▶ _YOUR GOAL_: Omit every picture and return the rest of the data unaltered.

▶ _DATA SEGMENT_:
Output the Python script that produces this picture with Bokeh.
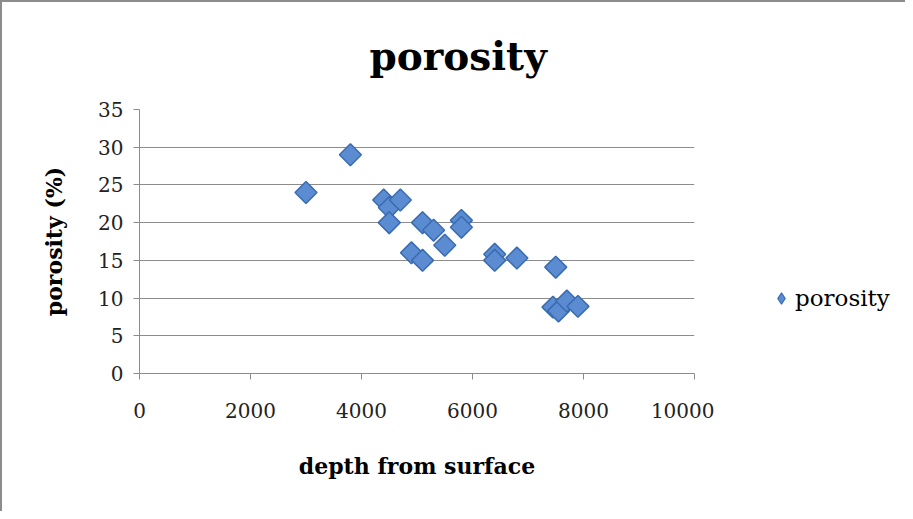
import numpy as np
from bokeh.plotting import figure
from bokeh.layouts import row
from bokeh.models import Range1d, FixedTicker, Legend, LegendItem, ColumnDataSource
from bokeh.embed import file_html
from bokeh.resources import INLINE

# data
depth = [3000, 3800, 4400, 4500, 4500, 4700, 4900, 5100, 5100, 5300, 5500,
         5800, 5800, 6400, 6400, 6800, 7500, 7450, 7550, 7700, 7900]
porosity = [24, 29, 23, 22, 20, 23, 16, 20, 15, 19, 17,
            20.3, 19.4, 15.8, 15, 15.3, 14.1, 8.8, 8.3, 9.6, 8.9]
x_ticks = [0, 2000, 4000, 6000, 8000, 10000]
y_ticks = [0, 5, 10, 15, 20, 25, 30, 35]
series_name = "porosity"

SERIF = "DejaVu Serif"
GREY = "#8c8c8c"
FILL = "#5b8bd0"
EDGE = "#3a6cb2"

p = figure(width=712, height=509, output_backend="svg", toolbar_location=None,
           x_range=Range1d(0, 10000), y_range=Range1d(0, 35),
           min_border_left=137, min_border_top=107, min_border_bottom=138,
           min_border_right=20)
p.outline_line_color = None

p.title.text = "porosity"
p.title.text_font = SERIF
p.title.text_font_size = "39px"
p.title.text_font_style = "bold"
p.title.text_color = "#000000"
p.title.align = "left"
p.title.vertical_align = "top"
p.title.offset = 230
p.title.standoff = 58

src = ColumnDataSource(dict(x=depth, y=porosity))
p.scatter("x", "y", source=src, marker="square", angle=np.pi / 4, size=15.5,
          fill_color=FILL, line_color=EDGE, line_width=1.5)

for ax in (p.xaxis[0], p.yaxis[0]):
    ax.axis_line_color = GREY
    ax.major_tick_line_color = GREY
    ax.minor_tick_line_color = None
    ax.major_tick_in = 0
    ax.major_tick_out = 6
    ax.major_label_text_font = SERIF
    ax.major_label_text_font_size = "20px"
    ax.major_label_text_color = "#222222"
    ax.axis_label_text_font = SERIF
    ax.axis_label_text_font_style = "bold"
    ax.axis_label_text_font_size = "22px"
    ax.axis_label_text_color = "#000000"

p.xaxis.ticker = FixedTicker(ticks=x_ticks)
p.yaxis.ticker = FixedTicker(ticks=y_ticks)
p.xaxis.axis_label = "depth from surface"
p.yaxis.axis_label = "porosity (%)"
p.xaxis.major_label_standoff = 23
p.xaxis.axis_label_standoff = 32
p.yaxis.major_label_standoff = 10
p.yaxis.axis_label_standoff = 28

p.xgrid.grid_line_color = None
p.ygrid.grid_line_color = GREY
p.ygrid.grid_line_width = 1

# legend panel to the right of the plot (same data, outside its view range)
q = figure(width=191, height=509, output_backend="svg", toolbar_location=None,
           x_range=Range1d(0, 1), y_range=Range1d(0, 1),
           min_border_left=0, min_border_right=0, min_border_top=107,
           min_border_bottom=138)
q.outline_line_color = None
q.axis.visible = False
q.grid.visible = False
lr = q.scatter("x", "y", source=src, marker="diamond", size=15.5,
               fill_color=FILL, line_color=EDGE, line_width=1.2)
legend = Legend(items=[LegendItem(label=series_name, renderers=[lr], index=0)],
                location=(53, 61), border_line_color=None,
                background_fill_alpha=0, label_text_font=SERIF,
                label_text_color="#000000",
                label_text_font_size="23px", glyph_width=28, glyph_height=28,
                label_standoff=0, padding=0, margin=0)
q.add_layout(legend, "center")

layout = row(p, q, spacing=0)
layout.styles = {"border-top": "2px solid #8c8c8c", "border-left": "2px solid #8c8c8c"}

open("out.html", "w").write(file_html(layout, INLINE))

▶ _EXERCISE OUTPUT_:
Output the Python script that produces this picture with Bokeh.
import numpy as np
from bokeh.plotting import figure
from bokeh.layouts import row
from bokeh.models import Range1d, FixedTicker, Legend, LegendItem, ColumnDataSource
from bokeh.embed import file_html
from bokeh.resources import INLINE

# data
depth = [3000, 3800, 4400, 4500, 4500, 4700, 4900, 5100, 5100, 5300, 5500,
         5800, 5800, 6400, 6400, 6800, 7500, 7450, 7550, 7700, 7900]
porosity = [24, 29, 23, 22, 20, 23, 16, 20, 15, 19, 17,
            20.3, 19.4, 15.8, 15, 15.3, 14.1, 8.8, 8.3, 9.6, 8.9]
x_ticks = [0, 2000, 4000, 6000, 8000, 10000]
y_ticks = [0, 5, 10, 15, 20, 25, 30, 35]
series_name = "porosity"

SERIF = "DejaVu Serif"
GREY = "#8c8c8c"
FILL = "#5b8bd0"
EDGE = "#3a6cb2"

p = figure(width=712, height=509, output_backend="svg", toolbar_location=None,
           x_range=Range1d(0, 10000), y_range=Range1d(0, 35),
           min_border_left=137, min_border_top=107, min_border_bottom=138,
           min_border_right=20)
p.outline_line_color = None

p.title.text = "porosity"
p.title.text_font = SERIF
p.title.text_font_size = "39px"
p.title.text_font_style = "bold"
p.title.text_color = "#000000"
p.title.align = "left"
p.title.vertical_align = "top"
p.title.offset = 230
p.title.standoff = 58

src = ColumnDataSource(dict(x=depth, y=porosity))
p.scatter("x", "y", source=src, marker="square", angle=np.pi / 4, size=15.5,
          fill_color=FILL, line_color=EDGE, line_width=1.5)

for ax in (p.xaxis[0], p.yaxis[0]):
    ax.axis_line_color = GREY
    ax.major_tick_line_color = GREY
    ax.minor_tick_line_color = None
    ax.major_tick_in = 0
    ax.major_tick_out = 6
    ax.major_label_text_font = SERIF
    ax.major_label_text_font_size = "20px"
    ax.major_label_text_color = "#222222"
    ax.axis_label_text_font = SERIF
    ax.axis_label_text_font_style = "bold"
    ax.axis_label_text_font_size = "22px"
    ax.axis_label_text_color = "#000000"

p.xaxis.ticker = FixedTicker(ticks=x_ticks)
p.yaxis.ticker = FixedTicker(ticks=y_ticks)
p.xaxis.axis_label = "depth from surface"
p.yaxis.axis_label = "porosity (%)"
p.xaxis.major_label_standoff = 23
p.xaxis.axis_label_standoff = 32
p.yaxis.major_label_standoff = 10
p.yaxis.axis_label_standoff = 28

p.xgrid.grid_line_color = None
p.ygrid.grid_line_color = GREY
p.ygrid.grid_line_width = 1

# legend panel to the right of the plot (same data, outside its view range)
q = figure(width=191, height=509, output_backend="svg", toolbar_location=None,
           x_range=Range1d(0, 1), y_range=Range1d(0, 1),
           min_border_left=0, min_border_right=0, min_border_top=107,
           min_border_bottom=138)
q.outline_line_color = None
q.axis.visible = False
q.grid.visible = False
lr = q.scatter("x", "y", source=src, marker="diamond", size=15.5,
               fill_color=FILL, line_color=EDGE, line_width=1.2)
legend = Legend(items=[LegendItem(label=series_name, renderers=[lr], index=0)],
                location=(53, 61), border_line_color=None,
                background_fill_alpha=0, label_text_font=SERIF,
                label_text_color="#000000",
                label_text_font_size="23px", glyph_width=28, glyph_height=28,
                label_standoff=0, padding=0, margin=0)
q.add_layout(legend, "center")

layout = row(p, q, spacing=0)
layout.styles = {"border-top": "2px solid #8c8c8c", "border-left": "2px solid #8c8c8c"}

open("out.html", "w").write(file_html(layout, INLINE))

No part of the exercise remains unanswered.